= Task description =
Please write out the lines of the data exactly, beginning with the first and ending with the line containing "import plotly.graph_objects as go"; leave the pictures behind.

= Data to use =
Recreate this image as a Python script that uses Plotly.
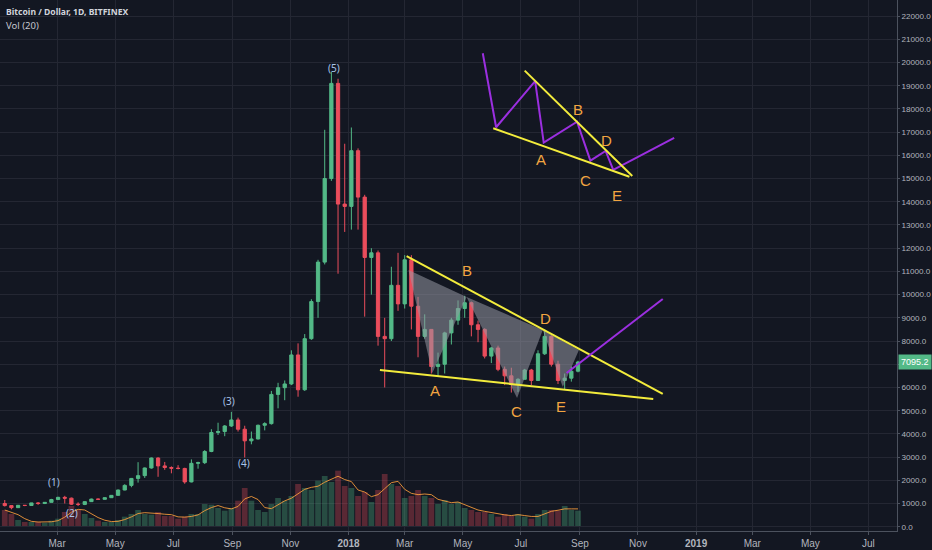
import pandas as pd
import plotly.graph_objects as go

# ---------------- data (weekly approximation of the daily BTC/USD chart) ----------------
week_start = pd.date_range("2017-01-02", periods=87, freq="W-MON")
opens = [1000, 910, 820, 922, 915, 1025, 1000, 1050, 1170, 1265, 1230, 970, 960, 1080, 1190, 1180, 1250,
         1350, 1580, 1780, 2080, 2200, 2530, 2960, 2620, 2550, 2520, 2510, 1930, 2730, 2760, 3240, 4060,
         4100, 4340, 4600, 4200, 3700, 3780, 4370, 4440, 5700, 5990, 6150, 7400, 5900, 8100, 9700, 11400,
         15000, 19100, 13900, 13800, 16200, 14200, 11600, 11800, 8200, 8100, 10400, 9600, 11500, 9500, 8200,
         8500, 6900, 7000, 8350, 8900, 9400, 9650, 8700, 8500, 7350, 7700, 6780, 6500, 6150, 6350, 6750,
         6300, 7450, 8200, 7000, 6300, 6400, 6700]
highs = [1150, 915, 935, 925, 1030, 1065, 1060, 1200, 1290, 1330, 1255, 1050, 1090, 1210, 1210, 1260, 1360,
         1600, 1830, 2100, 2780, 2550, 2980, 2990, 2790, 2600, 2650, 2540, 2900, 2800, 3300, 4200, 4480,
         4380, 4950, 4700, 4350, 4100, 4400, 4500, 5850, 6200, 6300, 7600, 7900, 8300, 9800, 11500, 17100,
         19600, 19300, 16500, 17200, 16300, 14300, 12000, 11900, 9000, 11200, 11800, 11700, 11700, 9900, 9150,
         8500, 7500, 8400, 9000, 9750, 9950, 9700, 8880, 8550, 7750, 7800, 6900, 6850, 6400, 6800, 6800,
         7600, 8500, 8250, 7150, 6600, 6900, 7150]
lows = [870, 750, 815, 885, 910, 940, 975, 1050, 1160, 1000, 940, 890, 930, 1070, 1160, 1175, 1240,
        1340, 1570, 1700, 1900, 2100, 2500, 2150, 2450, 2300, 2470, 1850, 1910, 2500, 2700, 3210, 3950,
        3900, 4300, 4100, 2980, 3550, 3760, 4150, 4400, 5100, 5450, 6100, 5600, 5850, 8050, 9000, 11300,
        14900, 10900, 12700, 12800, 12800, 9050, 10000, 7800, 6000, 8000, 9300, 9400, 8500, 7300, 8100,
        6600, 6450, 6600, 7850, 8700, 9000, 8200, 7950, 7250, 7050, 6700, 6100, 5780, 5800, 6350, 6100,
        6300, 7400, 6900, 6150, 5900, 6250, 6650]
closes = [910, 820, 922, 915, 1025, 1000, 1050, 1170, 1265, 1230, 970, 960, 1080, 1190, 1180, 1250, 1350,
          1580, 1780, 2080, 2200, 2530, 2960, 2620, 2550, 2520, 2510, 1930, 2730, 2760, 3240, 4060, 4100,
          4340, 4600, 4200, 3700, 3780, 4370, 4440, 5700, 5990, 6150, 7400, 5900, 8100, 9700, 11400, 15000,
          19100, 13900, 13800, 16200, 14200, 11600, 11800, 8200, 8100, 10400, 9600, 11500, 9500, 8200, 8500,
          6900, 7000, 8350, 8900, 9400, 9650, 8700, 8500, 7350, 7700, 6780, 6500, 6150, 6350, 6750, 6300,
          7450, 8200, 7000, 6300, 6400, 6700, 7095.2]
volume_k = [24, 18, 9, 6, 6, 6, 5, 8, 11, 21, 30, 24, 18, 12, 8, 6, 6, 9, 14, 18, 24, 18, 17, 21, 15, 15,
            11, 14, 18, 18, 33, 32, 27, 23, 27, 38, 57, 38, 24, 21, 33, 42, 38, 45, 63, 57, 54, 68, 75, 66,
            83, 60, 57, 45, 51, 36, 54, 78, 63, 60, 42, 45, 54, 45, 42, 33, 39, 33, 36, 27, 24, 21, 21, 18,
            14, 18, 15, 18, 14, 11, 18, 24, 24, 23, 30, 24, 23]
last_price = 7095.2

# ---------------- drawings (date, price) ----------------
low_line_x = ["2018-02-03", "2018-11-17"]
low_line_y = [6750, 5500]
up_line_x = ["2018-03-03", "2018-11-27"]
up_line_y = [11660, 5720]
tri_x = [["2018-03-05", "2018-03-30", "2018-05-05", "2018-03-05"],
         ["2018-05-05", "2018-06-27", "2018-07-24", "2018-05-05"],
         ["2018-07-24", "2018-08-14", "2018-08-31", "2018-07-24"]]
tri_y = [[11060, 6620, 9900, 11060],
         [9900, 5545, 8475, 9900],
         [8475, 6020, 7610, 8475]]
break_x = ["2018-08-18", "2018-11-27"]
break_y = [6620, 9810]
lab_x = ["2018-04-02", "2018-05-05", "2018-06-26", "2018-07-27", "2018-08-12"]
lab_y = [5890, 11020, 4985, 8990, 5160]
labels = ["A", "B", "C", "D", "E"]

sk_path_x = ["2018-05-22", "2018-06-05", "2018-07-16", "2018-07-25", "2018-08-29", "2018-09-12",
             "2018-09-28", "2018-10-06", "2018-12-09"]
sk_path_y = [20400, 17210, 19200, 16545, 17450, 15770, 16190, 15370, 16750]
sk_up_x = ["2018-07-05", "2018-10-26"]
sk_up_y = [19650, 15110]
sk_low_x = ["2018-06-02", "2018-10-23"]
sk_low_y = [17165, 15080]
sk_lab_x = ["2018-07-22", "2018-08-30", "2018-09-07", "2018-09-29", "2018-10-10"]
sk_lab_y = [15800, 17990, 14895, 16620, 14290]

wave_x = ["2017-02-26", "2017-03-17", "2017-08-28", "2017-09-13", "2017-12-17"]
wave_y = [1940, 580, 5420, 2760, 19760]
wave_lab = ["(1)", "(2)", "(3)", "(4)", "(5)"]

month_ticks = ["2017-03-01", "2017-05-01", "2017-07-01", "2017-09-01", "2017-11-01", "2018-01-01",
               "2018-03-01", "2018-05-01", "2018-07-01", "2018-09-01", "2018-11-01", "2019-01-01",
               "2019-03-01", "2019-05-01", "2019-07-01"]
month_text = ["Mar", "May", "Jul", "Sep", "Nov", "<b>2018</b>", "Mar", "May", "Jul", "Sep", "Nov",
              "<b>2019</b>", "Mar", "May", "Jul"]
price_ticks = list(range(0, 23000, 1000))
price_text = ["" if v == 7000 else f"{v:.1f}" for v in price_ticks]

# ---------------- styling ----------------
BG = "#131722"
GRID = "#242733"
UP = "#53b987"
DN = "#eb4d5c"
YEL = "#f3ec3c"
PUR = "#9b2fe0"
ORG = "#f2a541"
TXT = "#b2b5be"
FONT = "Noto Sans"

centers = week_start + pd.Timedelta(days=3)
df = pd.DataFrame({"t": centers, "o": opens, "h": highs, "l": lows, "c": closes, "v": volume_k})
df["ma"] = df["v"].rolling(3, min_periods=1).mean()
vcol = ["rgba(83,185,135,0.33)" if c >= o else "rgba(235,77,92,0.33)" for o, c in zip(df.o, df.c)]

fig = go.Figure()
fig.add_trace(go.Bar(x=df.t, y=df.v, yaxis="y2", marker=dict(color=vcol, line=dict(width=0)),
                     width=6 * 86400000, hoverinfo="skip"))
fig.add_trace(go.Scatter(x=df.t, y=df.ma, yaxis="y2", mode="lines",
                         line=dict(color="rgba(255,160,60,0.85)", width=1), hoverinfo="skip"))
for tx, ty in zip(tri_x, tri_y):
    fig.add_trace(go.Scatter(x=tx, y=ty, mode="lines", fill="toself",
                             fillcolor="rgba(150,152,162,0.55)", line=dict(width=0), hoverinfo="skip"))
fig.add_trace(go.Candlestick(x=df.t, open=df.o, high=df.h, low=df.l, close=df.c,
                             increasing=dict(line=dict(color=UP, width=1), fillcolor=UP),
                             decreasing=dict(line=dict(color=DN, width=1), fillcolor=DN),
                             whiskerwidth=0))
for xs, ys, col in [(low_line_x, low_line_y, YEL), (up_line_x, up_line_y, YEL), (break_x, break_y, PUR),
                    (sk_path_x, sk_path_y, PUR), (sk_up_x, sk_up_y, YEL), (sk_low_x, sk_low_y, YEL)]:
    fig.add_trace(go.Scatter(x=xs, y=ys, mode="lines", line=dict(color=col, width=2), hoverinfo="skip"))

ann = []
for x, y, t in zip(lab_x + sk_lab_x, lab_y + sk_lab_y, labels + labels):
    ann.append(dict(x=x, y=y, text=t, showarrow=False, font=dict(family="Liberation Sans", size=15, color=ORG)))
for x, y, t in zip(wave_x, wave_y, wave_lab):
    ann.append(dict(x=x, y=y, text=t, showarrow=False, font=dict(family=FONT, size=10, color="#a9c4e8")))
ann.append(dict(xref="paper", yref="paper", x=0.005, y=1, yshift=-12, xanchor="left", yanchor="middle",
                text="<b>Bitcoin / Dollar, 1D, BITFINEX</b>", showarrow=False,
                font=dict(family=FONT, size=8.6, color="#d1d4dc")))
ann.append(dict(xref="paper", yref="paper", x=0.005, y=1, yshift=-25, xanchor="left", yanchor="middle",
                text="Vol (20)", showarrow=False, font=dict(family=FONT, size=9.5, color="#c3c6ce")))
ann.append(dict(xref="paper", x=1, xanchor="left", xshift=1, y=last_price, yref="y",
                text=f"{last_price:.1f}", showarrow=False, bgcolor=UP, borderpad=2,
                font=dict(family="Liberation Sans", size=9, color="#ffffff")))

fig.update_layout(
    width=932, height=550, margin=dict(l=0, r=35, t=0, b=19, autoexpand=False),
    paper_bgcolor=BG, plot_bgcolor=BG, showlegend=False,
    font=dict(family=FONT, size=10, color=TXT),
    xaxis=dict(range=["2016-12-31", "2019-07-31"], tickvals=month_ticks, ticktext=month_text,
               showgrid=True, gridcolor=GRID, gridwidth=1, zeroline=False, rangeslider=dict(visible=False),
               showline=True, linecolor="#4c525e", ticks="outside", ticklen=3, tickcolor="#4c525e",
               tickfont=dict(family="Liberation Sans", size=10, color=TXT), automargin=False),
    yaxis=dict(range=[-185, 22693], side="right", tickvals=price_ticks, ticktext=price_text,
               showgrid=True, gridcolor=GRID, zeroline=False, showline=True, linecolor="#4c525e",
               ticks="outside", ticklen=2, tickcolor="#4c525e",
               tickfont=dict(family="Liberation Sans", size=8.1, color=TXT), automargin=False),
    yaxis2=dict(overlaying="y", range=[-7.5, 789], visible=False),
    annotations=ann,
)

fig.write_html("out.html", config={"displayModeBar": False},
               post_script="document.body.style.margin='0';document.body.style.overflow='hidden';")
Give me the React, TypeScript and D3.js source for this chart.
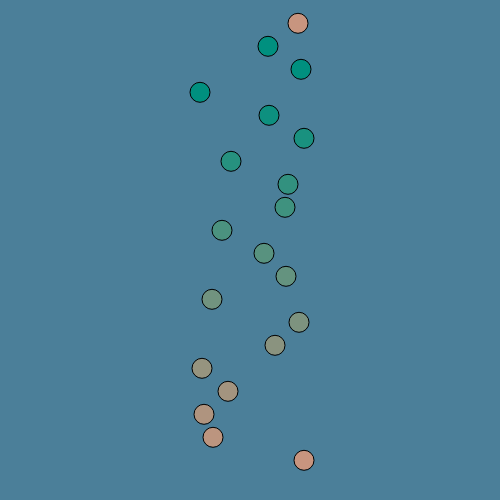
import React, { useEffect, useRef } from "react";
import * as d3 from "d3";

// horizontal positions of the dots, top to bottom
const xValues = [298, 268, 301, 200, 269, 304, 231, 288, 285, 222, 264, 286, 212, 299, 275, 202, 228, 204, 213, 304];
// shade of each dot on the teal -> tan ramp
const shadeValues = [19, 0, 1, 2, 3, 4, 5, 6, 7, 8, 9, 10, 11, 12, 13, 14, 15, 16, 17, 18];

const Dots: React.FC<{ width?: number; height?: number }> = ({ width = 500, height = 500 }) => {
  const svgRef = useRef<SVGSVGElement | null>(null);

  useEffect(() => {
    const svg = d3.select(svgRef.current);
    svg.selectAll("*").remove();

    svg.append("rect").attr("width", width).attr("height", height).attr("fill", "#4b7f99");

    const xScale = d3.scaleLinear().domain([0, width]).range([0, width]);
    const yScale = d3.scaleLinear().domain([0, xValues.length - 1]).range([23.3, 460.3]);
    const color = d3
      .scaleLinear<string>()
      .domain([2, 18])
      .range(["#00907f", "#c8957f"])
      .interpolate(d3.interpolateRgb)
      .clamp(true);

    svg
      .selectAll("circle")
      .data(xValues)
      .enter()
      .append("circle")
      .attr("cx", (d) => xScale(d))
      .attr("cy", (_, i) => yScale(i))
      .attr("r", 10)
      .attr("fill", (_, i) => color(shadeValues[i]))
      .attr("stroke", "#000")
      .attr("stroke-width", 1);
  }, [width, height]);

  return <svg ref={svgRef} width={width} height={height} style={{ display: "block" }}></svg>;
};

export default function App() {
  return (
    <div style={{ position: "absolute", left: 0, top: 0 }}>
      <Dots />
    </div>
  );
}
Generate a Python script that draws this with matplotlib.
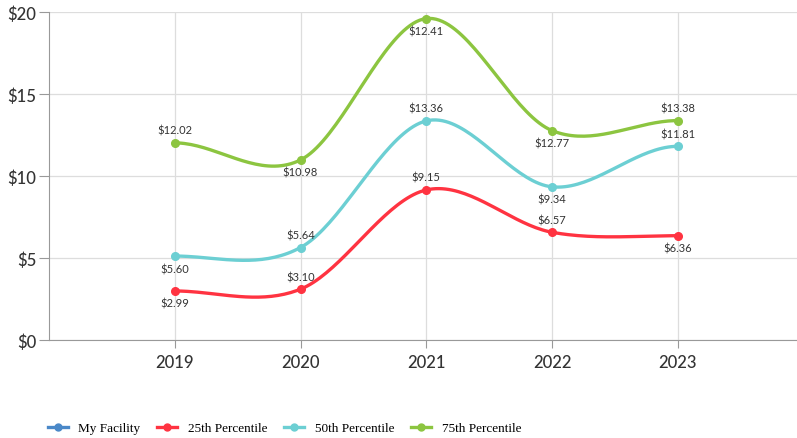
import numpy as np
import matplotlib.pyplot as plt
from matplotlib.lines import Line2D

years = ["2019", "2020", "2021", "2022", "2023"]

# point heights as drawn in the reference
p25 = [2.99, 3.10, 9.15, 6.57, 6.36]
p50 = [5.12, 5.64, 13.36, 9.34, 11.81]
p75 = [12.02, 10.98, 19.6, 12.77, 13.38]

# labels as printed
lab25 = ["$2.99", "$3.10", "$9.15", "$6.57", "$6.36"]
lab50 = ["$5.60", "$5.64", "$13.36", "$9.34", "$11.81"]
lab75 = ["$12.02", "$10.98", "$12.41", "$12.77", "$13.38"]

# label above (1) or below (-1) the point
pos25 = [-1, 1, 1, 1, -1]
pos50 = [-1, 1, 1, -1, 1]
pos75 = [1, -1, -1, -1, 1]

series = [
    ("25th Percentile", p25, lab25, pos25, "#ff3341"),
    ("50th Percentile", p50, lab50, pos50, "#6ccfd3"),
    ("75th Percentile", p75, lab75, pos75, "#8cc540"),
]


def spline(y, n=40):
    # cubic hermite through the points, flat at the ends
    y = np.asarray(y, float)
    x = np.arange(len(y), dtype=float)
    m = np.zeros_like(y)
    m[1:-1] = (y[2:] - y[:-2]) / 2
    xs, ys = [], []
    for i in range(len(y) - 1):
        t = np.linspace(0, 1, n)
        h00 = 2*t**3 - 3*t**2 + 1
        h10 = t**3 - 2*t**2 + t
        h01 = -2*t**3 + 3*t**2
        h11 = t**3 - t**2
        xs.append(x[i] + t)
        ys.append(h00*y[i] + h10*m[i] + h01*y[i+1] + h11*m[i+1])
    return np.concatenate(xs), np.concatenate(ys)


fig = plt.figure(figsize=(7.97, 4.39), dpi=100)
ax = fig.add_axes([0.0615, 0.2232, 0.9467, 0.7472])

x = np.arange(len(years))
for name, vals, labs, pos, col in series:
    sx, sy = spline(vals)
    ax.plot(sx, sy, color=col, lw=2.4, solid_capstyle="round", zorder=3)
    ax.plot(x, vals, "o", color=col, ms=5.5, zorder=4)
    for xi, v, t, p in zip(x, vals, labs, pos):
        ax.annotate(t, (xi, v), xytext=(0, 9 * p), textcoords="offset points",
                    ha="center", va="center", fontsize=8, color="#333333",
                    family="Lato", zorder=5)

ax.set_xlim(-1, 5)
ax.set_ylim(0, 20)
ax.set_xticks(x)
ax.set_xticklabels(years)
ax.set_yticks([0, 5, 10, 15, 20])
ax.set_yticklabels(["$0", "$5", "$10", "$15", "$20"])
ax.grid(True, color="#dddddd", lw=0.9)
ax.set_axisbelow(True)
for s in ["top", "right"]:
    ax.spines[s].set_visible(False)
for s in ["left", "bottom"]:
    ax.spines[s].set_color("#999999")
ax.tick_params(axis="y", length=7, color="#999999", labelsize=12,
               labelcolor="#333333", pad=2)
ax.tick_params(axis="x", length=6, color="#999999", labelsize=12,
               labelcolor="#333333", pad=4)
for lbl in ax.get_xticklabels() + ax.get_yticklabels():
    lbl.set_family("Lato")
    lbl.set_fontweight("medium")

handles = [Line2D([], [], color="#4a88c8", lw=2.4, marker="o", ms=5)]
names = ["My Facility"]
for name, vals, labs, pos, col in series:
    handles.append(Line2D([], [], color=col, lw=2.4, marker="o", ms=5))
    names.append(name)
fig.legend(handles, names, loc="center left", bbox_to_anchor=(0.045, 0.022),
           ncol=4, frameon=False, handlelength=1.5, columnspacing=1.3,
           handletextpad=0.8, prop={"family": "Liberation Serif", "size": 9.5})

fig.savefig("out.png", dpi=100)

= Task response =
Recreate this image as a Python script that uses Plotly.
import pandas as pd
import plotly.graph_objects as go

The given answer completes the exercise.